The Eighth Commandment: You must not tell lies about your neighbor. Q. What does this mean? A. We must fear and love God, so that we will not deceive by lying, betraying, slandering or ruining our neighbor's reputation, but will defend him, say good things about him, and see the best side of everything he does.

Jesus seems to have given this some thought. In this Sunday’s Gospel lesson a Roman Centurion (an officer in the Roman army) owns a slave who is gravely ill. This Centurion is a good friend of the Jewish people. They describe him as one who “loves our people.” (A refreshing change from many of the Roman officials who held power in Jerusalem!) He has been involved in building a synagogue for them. He maintains warm relationships with the Jewish elders. This Centurion hears about Jesus, and asks the elders to approach him to see if there is something he can do about this slave.

Anyone living with an insider/outsider perspective would have reason to stay at a distance from this Gentile — this non-believer. The Centurion’s job is to maintain the peace, with force if necessary. It would be easy enough for any of the Jewish believers of the day to hold this man in suspicion. “Why is he being nice to us?
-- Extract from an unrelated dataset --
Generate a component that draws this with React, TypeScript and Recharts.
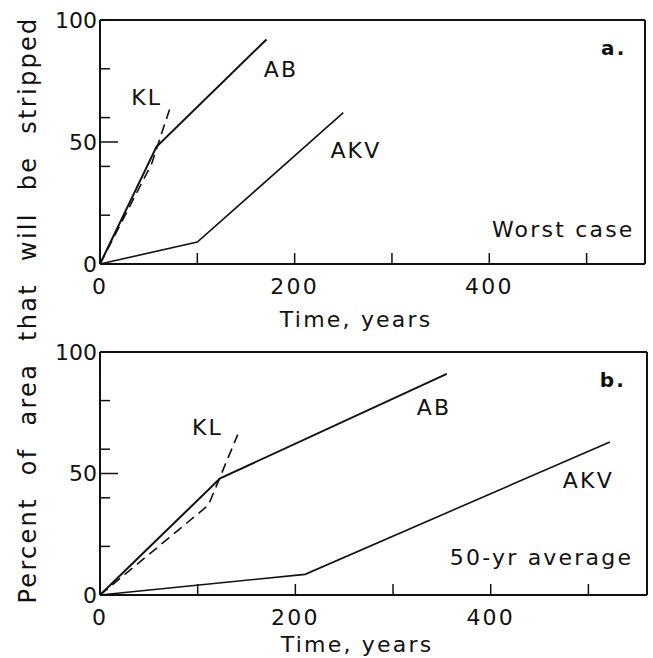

What is he trying to accomplish? Is he setting us up? Are we being played for fools?” First century Jews and Centurions have far less in common than twenty-first century Republicans and Democrats, or mainline protestants and pentecostals. It would have been easy enough for them to keep him at arm’s length.

Jesus doesn’t play that game, though. In fact, he immediately makes his way to the Centurion’s home — which is far better treatment than he gives to his dear friend, Lazarus (St. John 11:1-6). Along the way, word comes from the Centurion, and Jesus sees for himself how trusting and faithful this man is. Jesus is amazed, and remarks: “I tell you, not even in Israel have I found such faith.”

Jesus doesn’t question this man’s motives, or challenge this man’s beliefs. He sees, instead, an opportunity to touch his heart. So he commends this man’s faith. He heals this man’s slave. Two thousand years later, his followers still remember the moment. An outsider, with a completely different set of beliefs, is commended for his faith. “I tell you, not even in Israel have I found such faith.”

Jesus is able to see, in this man’s heart, the gift of genuine faith. It is easy enough to notice the differences that exist among us. Jesus is able to notice what he has in common with this Centurion. That’s the harder task. The task commended to us in this Sunday’s Gospel lesson.


David J. Risendal, Pastor

Exploring This Week’s Gospel:

  1. What divided Jewish believers from Roman officials in the first century?
  2. What other Centurions are mentioned in the Gospels?
  3. What does Jesus love for this Centurion say about his love for all people?

Connecting with This Week’s Gospel:

  1. What religious groups, perspectives or individuals have raised my suspicions in the past?
  2. What would change if I looked, instead, for what I might appreciate about them?
  3. How could this attitude strengthen the possibility that I might share my faith with them?